The problem is, that one-year-baked EDA tool (and this extends beyond EDA to most new software products, actually) isn’t ready to sell broadly. (SPOILER ALERT: It won’t be to that stage for at least five more years, if ever.) After one year, you generally have something that is ready to expose to one or two beta customers – each supported by a dedicated applications engineer who is an expert in avoiding the numerous known holes in the new tool’s capability. Those first two “customers” are sacrificial, by the way. They’re generally doomed to leave the party disappointed. No matter how many designs you’ve run through your new tool back in the regression lab, it’s pretty much guaranteed that the very first “real” customer design will break it. And, the second design as well. And, the third.

This well-known phenomenon is a real problem for large, established EDA companies. It’s really inexpensive to send of a half-dozen engineers off for a year to develop a new product that could eventually bring in hundreds of millions in revenue. But what you have after that one year isn’t something you want to risk showing to your valuable customers. In fact, your sales team, who works with your top multi-national systems-house customers, won’t let new, unproven products anywhere near their commission cows. New products suck up valuable AE resources and risk alienating key influencers at the customer site.

As a result, there is a low bar for EDA companies to start new products, but a pretty high bar for them to actually deliver them to market (when the real costs and risks begin). Getting a pilot project funded internally is pretty easy. Getting it past the rough proof-of-concept stage is exponentially harder. That’s why our demo was so important that day. We needed to convince our VP that our project was one of the few worth continuing past the original proof-of-concept demo. 

This is why most EDA innovation has historically been done in small startups. Software startups are cheap, and they can get something ready to throw at customers pretty quickly. If the customer is unhappy, only the startup’s reputation is damaged. Make several real customers happy and get your product past the toddler stage, though, and you’re a target for acquisition by one of the big companies – one who could actually afford to market, sell, and support your product globally. 

But some EDA innovation does take place inside big EDA companies, and the process for making that happen typically involves an early executive demo. That’s the point where fates pivot on a dime. That’s where the go/no-go decision is usually made about the continuation of the project. And it isn’t always clear whether, as an engineer, you’re better off in the long run if demo day succeeds or fails.

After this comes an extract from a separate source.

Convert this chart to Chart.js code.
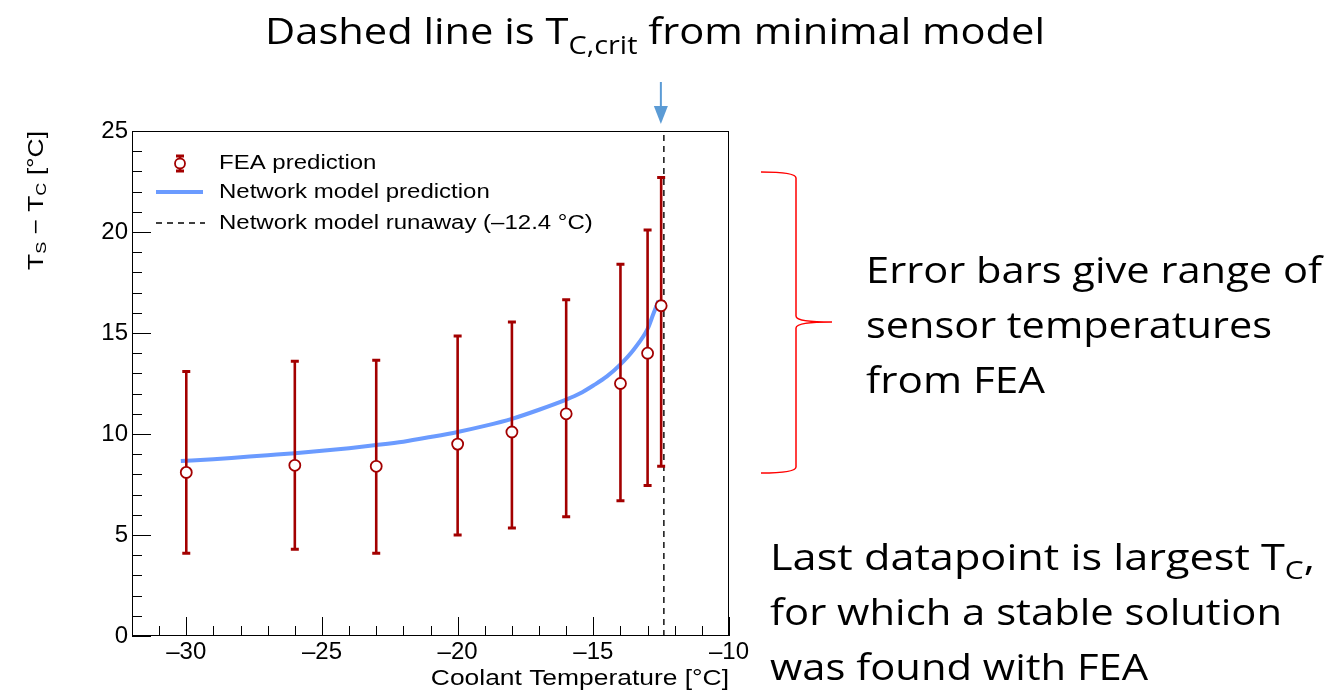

As every software engineer knows, getting a demo to look like the thing you’re building is a pretty quick and easy task. Really, you’re just mocking up a UI and putting some basic level of functionality behind it. Unfortunately, when you do that, you create a management phenomenon I call the “90% Trap.” No matter how much disclaimer you present to an executive, seeing a plausible demo gives them an incredible (and unjustified) sense of success. The product looks 90% done. Sure, there may be a few things to tidy up here and there, but obviously the thing is real and almost working. Right? Right?

As every software engineer also knows, that point where the demo looks 90% done is typically the point where the actual software development is about 1% done. By presenting the demo to management, you have just created a chasm that will most likely never be closed. At that moment, you become 89% behind schedule (more or less, depending on how you do the math). If the demo magically appeared after one month of development, management will be quietly stressed to know that three months later, the demo looks exactly the same. In fact, it might even look worse as reality has set in and putting “real code” behind some of the features that were only mockups has led to instability, poor performance, re-thinking of the user experience, and countless other issues. As the reality of software development and testing slowly sets in, It just goes downhill from there.

That first demo day is generally the best day in the entire product life cycle for a software development team. On that day, there are no customer bugs. On that day, they are perceived to be FAR ahead of schedule. On that day they are heroes.

It will never happen again.

From demo day forward, management will be disappointed. Development will take longer than forecast. Costs will be higher. Features will be less flashy. Early customers will be unhappy. Sales people will be disillusioned. Bugs will pile up. Team members will leave. Sure, there will be some good days as well as bad days. Eventually, if the team persists and overcomes the adversity of the initial development process (which can extend into many years), there may be the long-lasting satisfaction of real success – where the fruits of your efforts are enabling engineering customers around the world to do their innovation.

But the grizzled and wizened engineering team that arrives at that day bears little resemblance to the bright-eyed optimists who gave that original demo. Sunrise and sunset can be similarly beautiful, but they are horizons apart – separated by the experience of a day.